### [Goal]
In this exercise, return the whole listing exactly, excluding any images.

Start of Raw data

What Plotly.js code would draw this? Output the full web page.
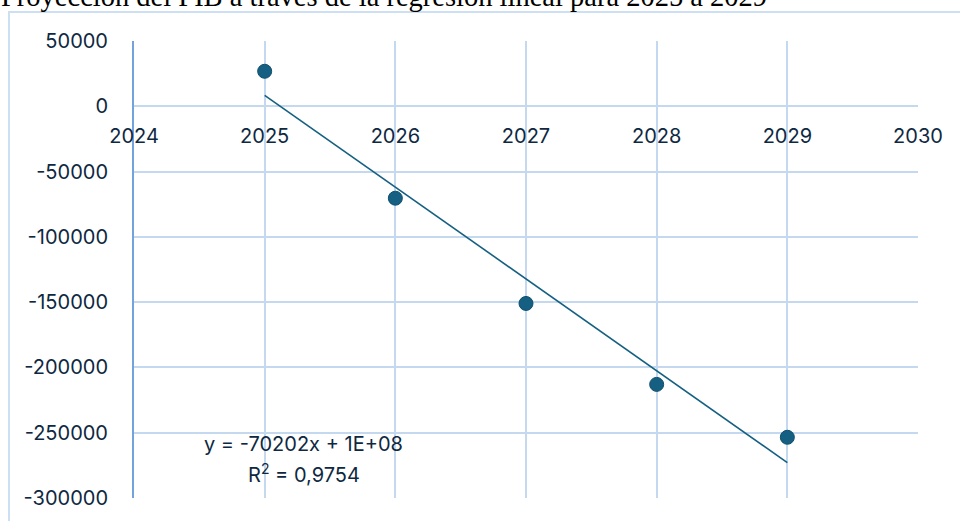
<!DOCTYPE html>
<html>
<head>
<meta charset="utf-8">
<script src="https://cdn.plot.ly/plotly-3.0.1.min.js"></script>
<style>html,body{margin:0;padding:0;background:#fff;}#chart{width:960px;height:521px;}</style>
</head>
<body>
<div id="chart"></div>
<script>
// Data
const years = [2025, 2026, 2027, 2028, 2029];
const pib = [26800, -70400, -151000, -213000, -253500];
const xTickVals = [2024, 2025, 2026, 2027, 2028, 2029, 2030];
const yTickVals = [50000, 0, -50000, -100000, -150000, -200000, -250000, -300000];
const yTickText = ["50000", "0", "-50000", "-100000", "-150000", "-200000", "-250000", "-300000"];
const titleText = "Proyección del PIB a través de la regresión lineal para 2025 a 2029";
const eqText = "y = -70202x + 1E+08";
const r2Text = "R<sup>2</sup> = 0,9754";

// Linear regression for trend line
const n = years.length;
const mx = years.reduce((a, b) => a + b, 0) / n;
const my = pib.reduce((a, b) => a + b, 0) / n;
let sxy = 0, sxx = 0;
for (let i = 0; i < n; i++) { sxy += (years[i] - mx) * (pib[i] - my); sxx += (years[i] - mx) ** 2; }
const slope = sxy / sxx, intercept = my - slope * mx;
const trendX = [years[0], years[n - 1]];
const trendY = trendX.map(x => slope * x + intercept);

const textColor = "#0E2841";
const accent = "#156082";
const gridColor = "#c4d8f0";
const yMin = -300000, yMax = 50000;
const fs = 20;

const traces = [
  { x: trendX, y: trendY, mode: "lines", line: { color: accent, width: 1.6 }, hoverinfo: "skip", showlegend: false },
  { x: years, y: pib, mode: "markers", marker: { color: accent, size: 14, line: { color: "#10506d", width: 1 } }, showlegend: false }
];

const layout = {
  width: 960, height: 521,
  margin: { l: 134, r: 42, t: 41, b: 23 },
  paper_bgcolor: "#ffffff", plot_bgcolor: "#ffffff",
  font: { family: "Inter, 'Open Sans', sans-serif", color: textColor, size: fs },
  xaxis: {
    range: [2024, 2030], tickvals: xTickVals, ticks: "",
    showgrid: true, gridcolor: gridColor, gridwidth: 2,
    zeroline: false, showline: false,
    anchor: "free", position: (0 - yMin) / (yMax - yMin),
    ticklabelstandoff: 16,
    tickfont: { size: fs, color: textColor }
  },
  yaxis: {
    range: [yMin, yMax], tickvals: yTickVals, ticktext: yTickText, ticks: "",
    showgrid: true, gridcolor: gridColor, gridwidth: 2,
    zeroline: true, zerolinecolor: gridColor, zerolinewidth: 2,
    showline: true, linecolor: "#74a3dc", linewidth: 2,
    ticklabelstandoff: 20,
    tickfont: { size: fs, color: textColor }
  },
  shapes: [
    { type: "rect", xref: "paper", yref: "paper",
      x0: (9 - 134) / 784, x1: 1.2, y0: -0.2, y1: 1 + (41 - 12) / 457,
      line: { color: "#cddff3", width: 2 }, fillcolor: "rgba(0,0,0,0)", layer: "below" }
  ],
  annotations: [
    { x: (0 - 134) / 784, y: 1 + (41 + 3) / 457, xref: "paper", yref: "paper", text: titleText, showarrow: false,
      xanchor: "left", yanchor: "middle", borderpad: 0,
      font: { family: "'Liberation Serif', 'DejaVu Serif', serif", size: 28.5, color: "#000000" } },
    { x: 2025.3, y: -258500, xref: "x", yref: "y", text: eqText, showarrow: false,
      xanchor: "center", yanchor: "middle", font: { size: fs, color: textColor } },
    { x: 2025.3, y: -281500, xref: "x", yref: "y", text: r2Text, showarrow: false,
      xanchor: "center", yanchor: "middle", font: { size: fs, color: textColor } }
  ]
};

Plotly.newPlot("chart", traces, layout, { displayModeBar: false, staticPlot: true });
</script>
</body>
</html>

End of Raw data

### [Answer to this problem]
What Plotly.js code would draw this? Output the full web page.
<!DOCTYPE html>
<html>
<head>
<meta charset="utf-8">
<script src="https://cdn.plot.ly/plotly-3.0.1.min.js"></script>
<style>html,body{margin:0;padding:0;background:#fff;}#chart{width:960px;height:521px;}</style>
</head>
<body>
<div id="chart"></div>
<script>
// Data
const years = [2025, 2026, 2027, 2028, 2029];
const pib = [26800, -70400, -151000, -213000, -253500];
const xTickVals = [2024, 2025, 2026, 2027, 2028, 2029, 2030];
const yTickVals = [50000, 0, -50000, -100000, -150000, -200000, -250000, -300000];
const yTickText = ["50000", "0", "-50000", "-100000", "-150000", "-200000", "-250000", "-300000"];
const titleText = "Proyección del PIB a través de la regresión lineal para 2025 a 2029";
const eqText = "y = -70202x + 1E+08";
const r2Text = "R<sup>2</sup> = 0,9754";

// Linear regression for trend line
const n = years.length;
const mx = years.reduce((a, b) => a + b, 0) / n;
const my = pib.reduce((a, b) => a + b, 0) / n;
let sxy = 0, sxx = 0;
for (let i = 0; i < n; i++) { sxy += (years[i] - mx) * (pib[i] - my); sxx += (years[i] - mx) ** 2; }
const slope = sxy / sxx, intercept = my - slope * mx;
const trendX = [years[0], years[n - 1]];
const trendY = trendX.map(x => slope * x + intercept);

const textColor = "#0E2841";
const accent = "#156082";
const gridColor = "#c4d8f0";
const yMin = -300000, yMax = 50000;
const fs = 20;

const traces = [
  { x: trendX, y: trendY, mode: "lines", line: { color: accent, width: 1.6 }, hoverinfo: "skip", showlegend: false },
  { x: years, y: pib, mode: "markers", marker: { color: accent, size: 14, line: { color: "#10506d", width: 1 } }, showlegend: false }
];

const layout = {
  width: 960, height: 521,
  margin: { l: 134, r: 42, t: 41, b: 23 },
  paper_bgcolor: "#ffffff", plot_bgcolor: "#ffffff",
  font: { family: "Inter, 'Open Sans', sans-serif", color: textColor, size: fs },
  xaxis: {
    range: [2024, 2030], tickvals: xTickVals, ticks: "",
    showgrid: true, gridcolor: gridColor, gridwidth: 2,
    zeroline: false, showline: false,
    anchor: "free", position: (0 - yMin) / (yMax - yMin),
    ticklabelstandoff: 16,
    tickfont: { size: fs, color: textColor }
  },
  yaxis: {
    range: [yMin, yMax], tickvals: yTickVals, ticktext: yTickText, ticks: "",
    showgrid: true, gridcolor: gridColor, gridwidth: 2,
    zeroline: true, zerolinecolor: gridColor, zerolinewidth: 2,
    showline: true, linecolor: "#74a3dc", linewidth: 2,
    ticklabelstandoff: 20,
    tickfont: { size: fs, color: textColor }
  },
  shapes: [
    { type: "rect", xref: "paper", yref: "paper",
      x0: (9 - 134) / 784, x1: 1.2, y0: -0.2, y1: 1 + (41 - 12) / 457,
      line: { color: "#cddff3", width: 2 }, fillcolor: "rgba(0,0,0,0)", layer: "below" }
  ],
  annotations: [
    { x: (0 - 134) / 784, y: 1 + (41 + 3) / 457, xref: "paper", yref: "paper", text: titleText, showarrow: false,
      xanchor: "left", yanchor: "middle", borderpad: 0,
      font: { family: "'Liberation Serif', 'DejaVu Serif', serif", size: 28.5, color: "#000000" } },
    { x: 2025.3, y: -258500, xref: "x", yref: "y", text: eqText, showarrow: false,
      xanchor: "center", yanchor: "middle", font: { size: fs, color: textColor } },
    { x: 2025.3, y: -281500, xref: "x", yref: "y", text: r2Text, showarrow: false,
      xanchor: "center", yanchor: "middle", font: { size: fs, color: textColor } }
  ]
};

Plotly.newPlot("chart", traces, layout, { displayModeBar: false, staticPlot: true });
</script>
</body>
</html>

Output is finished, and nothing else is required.